Le transfert d’activité peut s’opérer à titre universel (succession) ou à titre particulier (vente du fonds). Dans ce dernier cas, les droits et obligations cédés se limitent soit à ce qui est convenu entre les parties (cession conventionnelle) soit à ce qui est inhérent à l’entité cédée (reprise d’un marché). Les contrats de travail ne font pas nécessairement partie de l’entité ou du fonds cédés ; la loi permet d’éviter le débat sur ce point : les contrats de travail sont transmis de plein droit au repreneur par l’effet de l’article L.1224-1. Ce texte qui déroge aux règles qui gouvernent la transmission à titre particulier, implique une interprétation restrictive. Certaines garanties, associées au contrat de travail, sont transférées avec lui : ancienneté, qualification, niveau de rémunération, priorité de réembauchage, clause de non-concurrence… En revanche, les dettes personnelles de l’ancien exploitant ne sont pas transmises de plein droit (créances de salaires arriérés relatives à des contrats déjà rompus, créances de dommages-intérêts résultant d’une faute de l’ancien employeur…). La réglementation relative aux risques professionnels, qui est à la frontière des obligations personnelles de l’ancien employeur (il peut avoir commis une faute) et des garanties du salarié, fait l’objet d’un traitement particulier : le salarié victime d’un accident du travail avant le transfert peut revendiquer des droits auprès du nouvel employeur (Cass. soc.20-1-1993 n° 91-41.500 Bull. civ.V.n°14).

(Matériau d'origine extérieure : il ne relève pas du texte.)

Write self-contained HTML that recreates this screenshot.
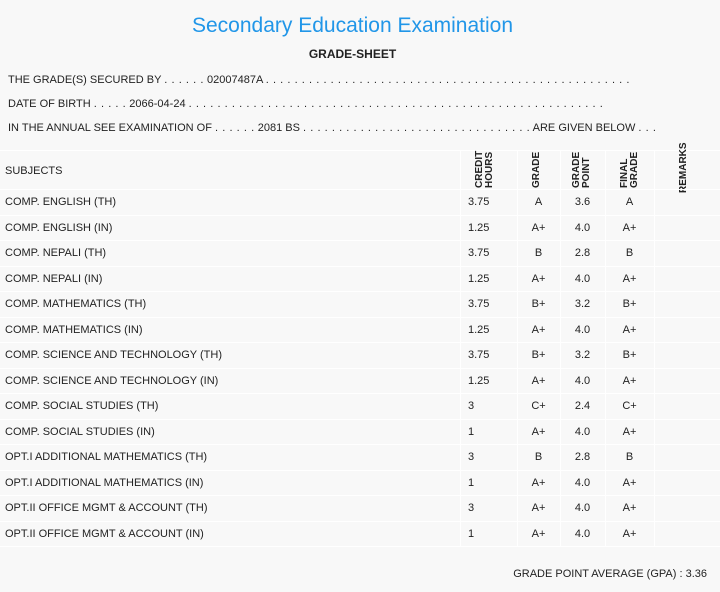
<!DOCTYPE html>
<html><head><style>
body{margin:0;width:720px;height:592px;background:#f8f8f8;font-family:"Liberation Sans","DejaVu Sans",sans-serif;color:#222;position:relative;overflow:hidden}
.a{position:absolute;white-space:nowrap}
.t{font-size:11px}
.c{text-align:center}
.d{letter-spacing:0.55px}
.hl{position:absolute;left:0;width:720px;height:1px;background:#fff}
.vl{position:absolute;width:1px;background:#fff;top:150px;height:397px}
.vh{position:absolute;font-size:10px;font-weight:bold;transform:rotate(-90deg);transform-origin:left top;line-height:10px;text-align:left}
</style></head><body>
<div class="a c" style="left:0;width:705px;top:14px;font-size:21px;color:#2196e8">Secondary Education Examination</div>
<div class="a c" style="left:0;width:705px;top:47px;font-size:12px;font-weight:bold">GRADE-SHEET</div>
<div class="a t" style="left:8px;top:74px">THE GRADE(S) SECURED BY <span class="d">. . . . . .</span> 02007487A <span class="d">. . . . . . . . . . . . . . . . . . . . . . . . . . . . . . . . . . . . . . . . . . . . . . . . . . .</span></div>
<div class="a t" style="left:8px;top:98px">DATE OF BIRTH <span class="d">. . . . .</span> 2066-04-24 <span class="d">. . . . . . . . . . . . . . . . . . . . . . . . . . . . . . . . . . . . . . . . . . . . . . . . . . . . . . . . . .</span></div>
<div class="a t" style="left:8px;top:122px">IN THE ANNUAL SEE EXAMINATION OF <span class="d">. . . . . .</span> 2081 BS <span class="d">. . . . . . . . . . . . . . . . . . . . . . . . . . . . . . . .</span> ARE GIVEN BELOW <span class="d">. . .</span></div>
<div class="hl" style="top:150px"></div>
<div class="vl" style="left:460px"></div><div class="vl" style="left:517px"></div><div class="vl" style="left:560px"></div><div class="vl" style="left:605px"></div><div class="vl" style="left:654px"></div>
<div class="a t" style="left:5px;top:165px">SUBJECTS</div>
<div class="vh" style="left:475px;top:188px;width:40px">CREDIT<br>HOURS</div>
<div class="vh" style="left:532px;top:188px;width:40px">GRADE</div>
<div class="vh" style="left:572px;top:188px;width:40px">GRADE<br>POINT</div>
<div class="vh" style="left:620px;top:188px;width:40px">FINAL<br>GRADE</div>
<div class="vh" style="left:679px;top:193px;width:50px">REMARKS</div>
<div id="rows"></div>
<div class="a t" style="right:13px;top:568px">GRADE POINT AVERAGE (GPA) : 3.36</div>
<script>
var d=[["COMP. ENGLISH (TH)","3.75","A","3.6","A"],["COMP. ENGLISH (IN)","1.25","A+","4.0","A+"],["COMP. NEPALI (TH)","3.75","B","2.8","B"],["COMP. NEPALI (IN)","1.25","A+","4.0","A+"],["COMP. MATHEMATICS (TH)","3.75","B+","3.2","B+"],["COMP. MATHEMATICS (IN)","1.25","A+","4.0","A+"],["COMP. SCIENCE AND TECHNOLOGY (TH)","3.75","B+","3.2","B+"],["COMP. SCIENCE AND TECHNOLOGY (IN)","1.25","A+","4.0","A+"],["COMP. SOCIAL STUDIES (TH)","3","C+","2.4","C+"],["COMP. SOCIAL STUDIES (IN)","1","A+","4.0","A+"],["OPT.I ADDITIONAL MATHEMATICS (TH)","3","B","2.8","B"],["OPT.I ADDITIONAL MATHEMATICS (IN)","1","A+","4.0","A+"],["OPT.II OFFICE MGMT & ACCOUNT (TH)","3","A+","4.0","A+"],["OPT.II OFFICE MGMT & ACCOUNT (IN)","1","A+","4.0","A+"]];
var h="";
for(var i=0;i<d.length;i++){var rt=Math.round(189+i*25.54);var ty=rt+7;
h+='<div class="hl" style="top:'+rt+'px"></div>';
h+='<div class="a t" style="left:5px;top:'+ty+'px">'+d[i][0].replace("&","&amp;")+'</div>';
h+='<div class="a t" style="left:468px;top:'+ty+'px">'+d[i][1]+'</div>';
h+='<div class="a t c" style="left:517px;width:43px;top:'+ty+'px">'+d[i][2]+'</div>';
h+='<div class="a t c" style="left:560px;width:45px;top:'+ty+'px">'+d[i][3]+'</div>';
h+='<div class="a t c" style="left:605px;width:49px;top:'+ty+'px">'+d[i][4]+'</div>';}
h+='<div class="hl" style="top:546px"></div>';
document.getElementById("rows").innerHTML=h;
</script>
</body></html>
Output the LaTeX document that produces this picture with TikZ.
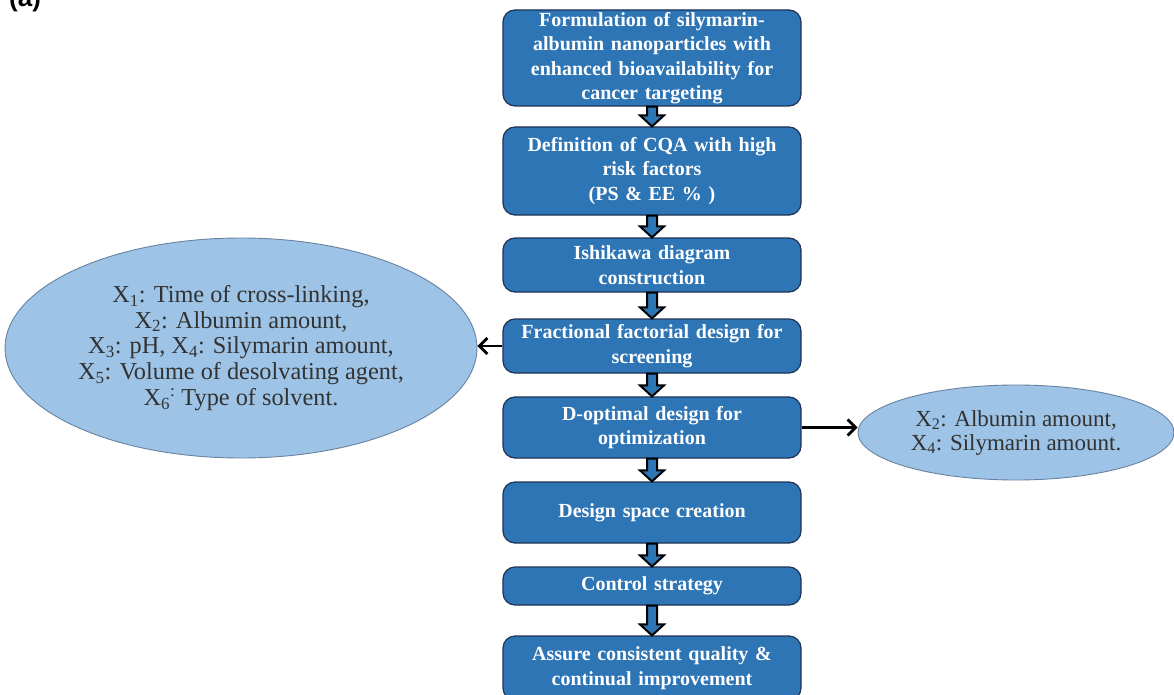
\documentclass[tikz,border=0pt]{standalone}
\usepackage{fontspec}
\setmainfont{Liberation Serif}
\newfontfamily\headfont{Liberation Sans}
\usetikzlibrary{calc,arrows.meta,shapes.geometric}
\definecolor{boxblue}{RGB}{46,117,182}
\definecolor{boxedge}{RGB}{30,50,85}
\definecolor{ellfill}{RGB}{157,195,230}
\definecolor{elledge}{RGB}{105,130,160}
\definecolor{elltext}{RGB}{50,50,50}
\newcommand\blockarrow[2]{%
  \draw[blockarr] let \p1=(#1.south), \p2=(#2.north) in
    (\x1-5pt,\y1) -- (\x1-5pt,\y2+11pt) -- (\x1-12pt,\y2+11pt) -- (\x2,\y2)
    -- (\x1+12pt,\y2+11pt) -- (\x1+5pt,\y2+11pt) -- (\x1+5pt,\y1) -- cycle;}
\begin{document}
\begin{tikzpicture}[x=1pt,y=-1pt,
  stepbox/.style={draw=boxedge, line width=1.2pt, fill=boxblue, rounded corners=12pt,
    minimum width=298pt, text width=292pt, inner sep=0pt, align=center, text=white,
    font=\fontsize{20}{24.5}\selectfont\bfseries},
  ell/.style={ellipse, draw=elledge, line width=0.9pt, fill=ellfill, inner sep=0pt,
    align=center, text=elltext},
  blockarr/.style={draw=black, line width=2pt, fill=boxblue, line join=miter},
  sidearr/.style={draw=black, line width=2.8pt, -{Straight Barb[length=8pt,width=16pt]}}
]
\useasboundingbox (0,0) rectangle (1174,695);

\node[anchor=base west, inner sep=0pt, font=\headfont\bfseries\fontsize{26}{30}\selectfont] (lbl) at (9,7) {(a)};

\node[stepbox, minimum height=96pt] (b1) at (652,58)
  {Formulation of silymarin-\\albumin nanoparticles with\\enhanced bioavailability for\\cancer targeting};
\node[stepbox, minimum height=88pt] (b2) at (652,171)
  {Definition of CQA with high\\risk factors\\(PS \& EE \% )};
\node[stepbox, minimum height=54pt] (b3) at (652,265)
  {Ishikawa diagram\\construction};
\node[stepbox, minimum height=54pt] (b4) at (652,346)
  {Fractional factorial design for\\screening};
\node[stepbox, minimum height=61pt] (b5) at (652,427.5)
  {D-optimal design for\\optimization};
\node[stepbox, minimum height=61pt] (b6) at (652,512.5)
  {Design space creation};
\node[stepbox, minimum height=38pt] (b7) at (652,586)
  {Control strategy};
\node[stepbox, minimum height=64pt] (b8) at (652,668)
  {Assure consistent quality \&\\continual improvement};

\blockarrow{b1}{b2}
\blockarrow{b2}{b3}
\blockarrow{b3}{b4}
\blockarrow{b4}{b5}
\blockarrow{b5}{b6}
\blockarrow{b6}{b7}
\blockarrow{b7}{b8}

\node[ell, minimum width=472pt, minimum height=220pt,
  font=\fontsize{24.3}{25.8}\selectfont] (e1) at (241,348)
  {X\textsubscript{1}: Time of cross-linking,\\
   X\textsubscript{2}: Albumin amount,\\
   X\textsubscript{3}: pH, X\textsubscript{4}: Silymarin amount,\\
   X\textsubscript{5}: Volume of desolvating agent,\\
   X\textsubscript{6}\textsuperscript{:} Type of solvent.};
\node[ell, minimum width=316pt, minimum height=95pt,
  font=\fontsize{23}{24}\selectfont] (e2) at (1016,432.5)
  {X\textsubscript{2}: Albumin amount,\\
   X\textsubscript{4}: Silymarin amount.};

\draw[sidearr] (b4.west) -- (b4.west -| e1.east);
\draw[sidearr] (b5.east) -- (b5.east -| e2.west);
\end{tikzpicture}
\end{document}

En cas de scission, selon l’article L.236-1 du Code de commerce, la société scindée peut « transmettre son patrimoine à plusieurs sociétés existantes ou à plusieurs société nouvelles ». Selon l’article L.236-3, « la fusion ou la scission entraîne la dissolution sans liquidation des sociétés qui disparaissent et la transmission universelle de leur patrimoine aux sociétés bénéficiaires… ». Il en résulte que les contrats de travail des salariés affectés à l’activité reprise par une autre firme dans le cadre de la scission, se poursuivent avec celle-ci. La transmission étant « universelle », elle porte tant sur les droits que sur les obligations ; logiquement les restrictions relevées plus haut à propos des dettes personnelles de l’ancien employeur en relation avec le travail, devraient être levées. On peut d’ailleurs se demander si le transfert des contrats de travail ne résulte pas tant de l’article L.1224-1 du Code du travail que du caractère universel de la transmission. La Cour de cassation décide en effet que la société bénéficiaire de l’apport d’actif résultant d’une scission, reçoit tous les biens, droits et obligations de la branche d’activité concernée et en particulier les obligations de la société apporteuse à l’égard d’un salarié exposé au risque de l’amiante qui, quoique ayant quitté cette société avant la scission, peut demander au bénéficiaire de l’apport la réparation de son préjudice d’anxiété et de bouleversement des conditions de vie (Cass. soc. 18 juin 2014 n°12-29.691, Balsano).

Les salariés ayant exercé une activité exposée à l’amiante peuvent en effet bénéficier d’un régime de préretraite. Ils reçoivent une allocation jusqu’à la date de la liquidation de leur pension de retraite. Cette allocation (Acaata) bénéficie aux salariés des entreprises désignées par un arrêté qui fixe la période de garantie. Elle prend en charge le risque d’apparition d’une pathologie liée à l’amiante ; elle est allouée alors que l’intéressé n’est pas atteint d’une maladie professionnelle, qu’il peut d’ailleurs ne jamais contracter. L’allocation ne prive pas le salarié qui a été exposé à l’amiante, du droit de demander à son employeur, la réparation du préjudice d’anxiété qu’il peut éprouver (Cass. soc. 11-5-2010 n°09-42.241). Cette obligation est une dette personnelle de l’entreprise responsable qui se résout en dommages-intérêts ; elle n’est donc pas transmise, en principe, par l’effet de l’article L.1224-1, lorsque ce texte s’applique. Ce principe connaît cependant une dérogation en cas de transfert partiel d’activité par suite d’une scission : l’obligation fait partie de l’universalité transférée : lorsque l’activité est reprise par un tiers, les droits et obligations afférents à cette activité lui sont également transmis, et parmi eux l’action en indemnisation du préjudice d’anxiété d’un salarié de l’ancienne firme, qui a quitté celle-ci bien avant le transfert.